Because of this, one of the first things people like to do when bringing an image fresh off a camera into a program like Photoshop is to sharpen it up a little. Make it a little more snappy. There’s nothing wrong with this, but it needs to be done with some care. Over-doing the sharpening can result in an image that looks artifical, or just plain bad. One of the better tools for this is the Unsharp Mask took.
One question I hear frequently is, “If the tool sharpens the image, why is it called unsharp mask?” The reason is that the tool doesn’t increase the sharpness of the image. It decreases the unsharpness through the use of a slightly out of focus, or unsharp image. Here’s the idea behind it:
Every image has some fuzziness to it. In the film world it comes from basic physics: no lens is perfect, apertures cause diffraction, etc. In the digital world you add Nyquist sampling to the equation. The result, either way, is that every image has some fuzziness to it. So if you can subtract the fuzziness from the image, the sharpest parts should be what’s left. The trick is to make an unsharp image, or mask, to subtract.

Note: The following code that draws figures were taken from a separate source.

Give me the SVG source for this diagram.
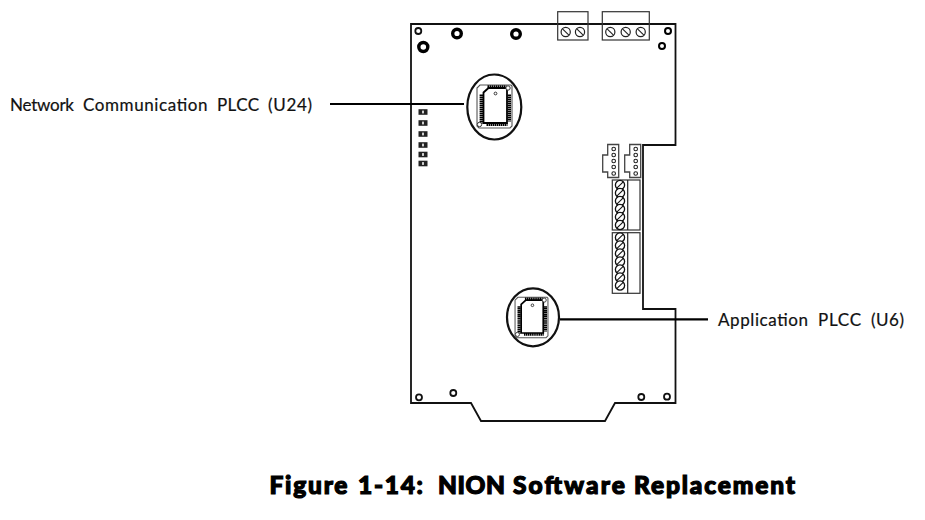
<svg xmlns="http://www.w3.org/2000/svg" width="925" height="520" viewBox="0 0 925 520">
<style>
.ln{fill:none;stroke:#111;stroke-width:1.8}
.lead{fill:none;stroke:#000;stroke-width:2.2}
.thin{fill:none;stroke:#333;stroke-width:1.2}
.thick{fill:#fff;stroke:#000;stroke-width:3.4}
.hole{fill:#fff;stroke:#111;stroke-width:1.8}
.lbl{font-family:"Lato","Liberation Sans",sans-serif;font-size:17px;fill:#111;stroke:#111;stroke-width:.2}
.ttl{font-family:"Lato","Liberation Sans",sans-serif;font-weight:900;font-size:24.5px;fill:#000;stroke:#000;stroke-width:1.2}
</style>
<defs>
<g id="screw"><circle r="4.6" fill="#fff" stroke="#222" stroke-width="1.2"/><line x1="-3.2" y1="-3.2" x2="3.2" y2="3.200" stroke="#222" stroke-width="1.100"/></g>
<g id="vscrew"><circle r="4.600" fill="#fff" stroke="#111" stroke-width="1.300"/><line x1="-3.200" y1="3.200" x2="3.200" y2="-3.200" stroke="#111" stroke-width="1.100"/></g>
<g id="sq"><rect x="-4.500" y="-2.800" width="9" height="5.600" fill="#222"/><rect x="-.8" y="-1.400" width="1.600" height="2.800" fill="#fff"/></g>
<g id="chip">
<path d="M-14.500-21.500H16.500L17.500-20.500V19.500L15.500 21.500H-15.500L-17.500 19.500V-18.500Z" fill="#fff" stroke="#555" stroke-width="1.100"/>
<path d="M-11-14L-6-18.500H12.500V16.500H-11Z" fill="none" stroke="#000" stroke-width="1.800"/>
<path d="M-13.200-12V17M14.800-12V15" fill="none" stroke="#000" stroke-width="3.400" stroke-dasharray="1.500 .5"/>
<path d="M-7-19.800H12M-8 18H13" fill="none" stroke="#000" stroke-width="3" stroke-dasharray="1.500 .5"/>
<circle cx="13.500" cy="-18.500" r="2.200" fill="#fff" stroke="#333" stroke-width="1"/>
<circle cx="-15" cy="18" r="2.200" fill="#fff" stroke="#333" stroke-width="1"/>
<circle cx="1" cy="-13" r="1.400" fill="#fff" stroke="#222" stroke-width=".9"/>
</g>
<g id="hdr">
<path d="M5-0.500H16V32.500H5V27H0V10H5Z" fill="#fff" stroke="#444" stroke-width="1.300"/>
<g fill="#fff" stroke="#222" stroke-width="1.100">
<circle cx="11" cy="4" r="1.800"/><circle cx="11" cy="10" r="1.800"/><circle cx="11" cy="16" r="1.800"/><circle cx="11" cy="22" r="1.800"/><circle cx="11" cy="28.500" r="1.800"/>
</g>
</g>
</defs>
<rect width="925" height="520" fill="#fff"/>

<g id="board">
<path class="ln" d="M411 24H675.500V145H643V309H675.500V403H615L605 421H481L471 403H411Z"/>
</g>
<g id="holes">
<circle class="hole" cx="418.300" cy="31" r="3"/>
<circle class="thick" cx="457" cy="33.500" r="4.300"/>
<circle class="thick" cx="516" cy="34" r="4.300"/>
<circle class="thick" cx="423.300" cy="47" r="4.500"/>
<circle class="thick" cx="668" cy="31" r="3" style="stroke-width:2"/>
<circle class="thick" cx="662" cy="46" r="3" style="stroke-width:2"/>
<circle class="hole" cx="419" cy="397.300" r="3"/>
<circle class="hole" cx="453.300" cy="393" r="3"/>
<circle class="hole" cx="641.300" cy="397" r="3"/>
<circle class="hole" cx="667" cy="396.700" r="3"/>
</g>
<g id="terminal-top-1">
<rect class="thin" x="557.700" y="11.700" width="30.300" height="28.300"/>
<use href="#screw" x="565.700" y="32"/><use href="#screw" x="580" y="32"/>
</g>
<g id="terminal-top-2">
<rect class="thin" x="602.300" y="11.700" width="47" height="28.300"/>
<use href="#screw" x="610.300" y="32"/><use href="#screw" x="625.700" y="32"/><use href="#screw" x="640.700" y="32"/>
</g>
<g id="leds">
<use href="#sq" x="423" y="112"/><use href="#sq" x="423" y="123"/><use href="#sq" x="423" y="134"/><use href="#sq" x="423" y="145"/><use href="#sq" x="423" y="154.500"/><use href="#sq" x="423" y="163.500"/>
</g>
<g id="header-1"><use href="#hdr" x="602.700" y="145"/></g>
<g id="header-2"><use href="#hdr" x="624.700" y="145"/></g>
<g id="terminal-side-1">
<rect class="thin" x="612.300" y="180" width="27.700" height="50"/>
<line x1="627.700" y1="180" x2="627.700" y2="230" stroke="#222" stroke-width="1.200"/>
<use href="#vscrew" x="620" y="185"/><use href="#vscrew" x="620" y="193"/><use href="#vscrew" x="620" y="201"/><use href="#vscrew" x="620" y="209"/><use href="#vscrew" x="620" y="217"/><use href="#vscrew" x="620" y="225"/>
</g>
<g id="terminal-side-2">
<rect class="thin" x="612.300" y="232.700" width="27.700" height="60.600"/>
<line x1="627.700" y1="232.700" x2="627.700" y2="293.300" stroke="#222" stroke-width="1.200"/>
<use href="#vscrew" x="620" y="237.500"/><use href="#vscrew" x="620" y="245.500"/><use href="#vscrew" x="620" y="253.500"/><use href="#vscrew" x="620" y="261.500"/><use href="#vscrew" x="620" y="269.500"/><use href="#vscrew" x="620" y="277.500"/><use href="#vscrew" x="620" y="285.500"/>
</g>
<g id="plcc-u24">
<ellipse class="ln" style="stroke-width:2.200" cx="494.300" cy="107" rx="27" ry="32.500"/>
<use href="#chip" transform="translate(494.500 106.500)"/>
</g>
<g id="plcc-u6">
<ellipse class="ln" style="stroke-width:2.200" cx="533" cy="317.300" rx="26" ry="29"/>
<use href="#chip" transform="translate(531.500 317.500) scale(.94)"/>
</g>
<g id="connectors">
<line class="lead" x1="330" y1="104" x2="464" y2="104"/>
<line class="lead" x1="560" y1="319.300" x2="708" y2="319.300"/>
</g>
<g id="labels">
<text class="lbl" x="10" y="111" textLength="64" lengthAdjust="spacing">Network</text>
<text class="lbl" x="83" y="111" textLength="124.500" lengthAdjust="spacing">Communication</text>
<text class="lbl" x="217" y="111" textLength="42" lengthAdjust="spacing">PLCC</text>
<text class="lbl" x="268" y="111" textLength="44" lengthAdjust="spacing">(U24)</text>
<text class="lbl" x="718" y="326" textLength="90" lengthAdjust="spacing">Application</text>
<text class="lbl" x="818" y="326" textLength="43" lengthAdjust="spacing">PLCC</text>
<text class="lbl" x="871" y="326" textLength="33" lengthAdjust="spacing">(U6)</text>
<text class="ttl" x="269.500" y="493.500" textLength="78" lengthAdjust="spacing">Figure</text>
<text class="ttl" x="358" y="493.500" textLength="65" lengthAdjust="spacing">1-14:</text>
<text class="ttl" x="438" y="493.500" textLength="67" lengthAdjust="spacing">NION</text>
<text class="ttl" x="513" y="493.500" textLength="112" lengthAdjust="spacing">Software</text>
<text class="ttl" x="634" y="493.500" textLength="161" lengthAdjust="spacing">Replacement</text>
</g>
</svg>
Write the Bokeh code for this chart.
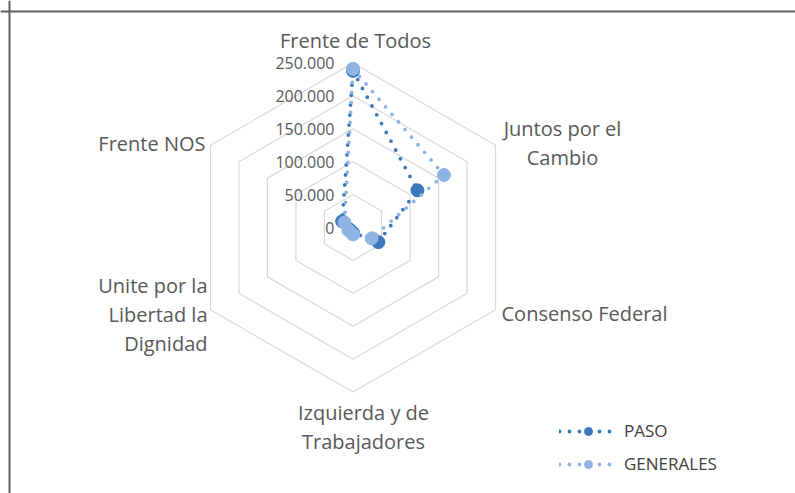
import numpy as np
from bokeh.plotting import figure
from bokeh.models import Range1d, Span, Legend, LegendItem
from bokeh.core.properties import value
from bokeh.embed import file_html
from bokeh.resources import INLINE

# ---------------- data ----------------
categories = ["Frente de Todos", "Juntos por el Cambio", "Consenso Federal",
              "Izquierda y de Trabajadores", "Unite por la Libertad la Dignidad",
              "Frente NOS"]
paso = [238000, 113000, 44500, 8000, 6000, 19000]
generales = [241000, 159500, 32700, 10500, 8000, 15000]
series_names = ["PASO", "GENERALES"]
ticks = [0, 50000, 100000, 150000, 200000, 250000]
tick_labels = ["0", "50.000", "100.000", "150.000", "200.000", "250.000"]
label_lines = [["Frente de Todos"], ["Juntos por el", "Cambio"], ["Consenso Federal"],
               ["Izquierda y de", "Trabajadores"], ["Unite por la", "Libertad la", "Dignidad"],
               ["Frente NOS"]]

# ---------------- layout ----------------
W, H = 795, 493
CX, CY = 352.5, 227.0          # page pixel position of radar centre
RMAX_PX = 164.6                # pixel radius of max ring
U = ticks[-1] / RMAX_PX        # data units per pixel
FONT = "Open Sans"


def X(px):
    return (px - CX) * U


def Y(py):
    return (CY - py) * U


n = len(categories)
angles = np.deg2rad(90 - 360.0 / n * np.arange(n))

p = figure(width=W, height=H, x_range=Range1d(X(0), X(W)), y_range=Range1d(Y(H), Y(0)),
           output_backend="svg", toolbar_location=None, min_border=0,
           x_axis_location=None, y_axis_location=None, outline_line_color=None,
           background_fill_color="white", border_fill_color="white")
p.grid.visible = False

# frame lines (top and left)
p.add_layout(Span(location=Y(11), dimension="width", line_color="#5f5f5f", line_width=2))
p.add_layout(Span(location=X(9), dimension="height", line_color="#5f5f5f", line_width=2))

# hexagonal grid rings
ring_xs, ring_ys = [], []
for t in ticks[1:]:
    ring_xs.append(list(t * np.cos(angles)) + [t * np.cos(angles[0])])
    ring_ys.append(list(t * np.sin(angles)) + [t * np.sin(angles[0])])
p.multi_line(ring_xs, ring_ys, line_color="#d9d9d9", line_width=1.2)

# tick labels along the top axis
p.text(x=[X(334)] * len(ticks), y=ticks, text=tick_labels, text_align="right",
       text_baseline="middle", text_font=value(FONT), text_font_size="16px",
       text_color="#595959")

# category labels
lab_anchor = [(355, 40, "center"), (562, 128, "center"), (501, 313, "left"),
              (363, 412, "center"), (207, 285, "right"), (205, 143, "right")]
LH = 29
for (ax, ay, al), lines in zip(lab_anchor, label_lines):
    p.text(x=[X(ax)] * len(lines), y=[Y(ay + k * LH) for k in range(len(lines))],
           text=lines, text_align=al, text_baseline="middle",
           text_font=value(FONT), text_font_size="20px", text_color="#595959")

# series
colors = ["#3a78bb", "#8fb3e2"]
items = []
for name, vals, c in zip(series_names, [paso, generales], colors):
    v = np.array(vals, dtype=float)
    xs = v * np.cos(angles)
    ys = v * np.sin(angles)
    lx = list(xs) + [xs[0]]
    ly = list(ys) + [ys[0]]
    lr = p.line(lx, ly, line_color=c, line_width=3.8, line_dash="0 10", line_cap="round")
    sr = p.scatter(xs, ys, size=13, fill_color=c, line_color=c)
    items.append(LegendItem(label=name, renderers=[lr, sr]))

legend = Legend(items=items, location=(559, 18), glyph_width=58, glyph_height=20,
                spacing=10, padding=0, margin=0, label_standoff=7,
                label_text_font=FONT, label_text_font_size="17px",
                label_text_color="#404040", border_line_color=None,
                background_fill_alpha=0)
p.add_layout(legend)

open("out.html", "w").write(file_html(p, INLINE))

In the digital world this is fairly straightforward. You take the original image, blur it out to some degree, and then subtract some percentage of that blurry image from the original. In the Unsharp Mask tool in Photoshop there are two sliders, Radius and Amount. These set how blurry your unsharp mask is, and how much of that is subtracted from the original image. From the previous description of Nyquist sampling, it should be apparent that the Radius needs to match the fuzziness of the image. It’s not arbitrary. In perfect Nyquist sampling, that radius should be close to 0.5 pixels. Designs rarely work out perfectly, though, so your camera’s numbers may vary. Likewise the amount to subtract is not arbitrary, and should be matched to the detector, lens, and aperture used. With both sliders, some experimentation is required.
I’ve continued to mention film in this article because unsharp masking is not strictly a digital tool. Like so many of the tools in Photoshop, unsharp mask has its origins in the film world. It’s a technique I’ve never used in the darkroom myself, but I’ve known photographers who have. By far the best description I’ve found is this article on unsharp masking by Alistair Inglis. It’s worth reading through his article even if you never intend to set foot in a darkroom. It will give you a better idea of why this technique works, and how it is being done in software. It’s interesting to see how much of the article focuses on keeping the original negative and the unsharp mask in perfect registration. This, of course, is not of great concern in the digital world where you can specify precisely where a given pixel will go. But in the world of film the ability to keep two or more images in perfect registration can make or break any number of techniques that have been developed over the years. It’s a fascinating article, and good food for thought.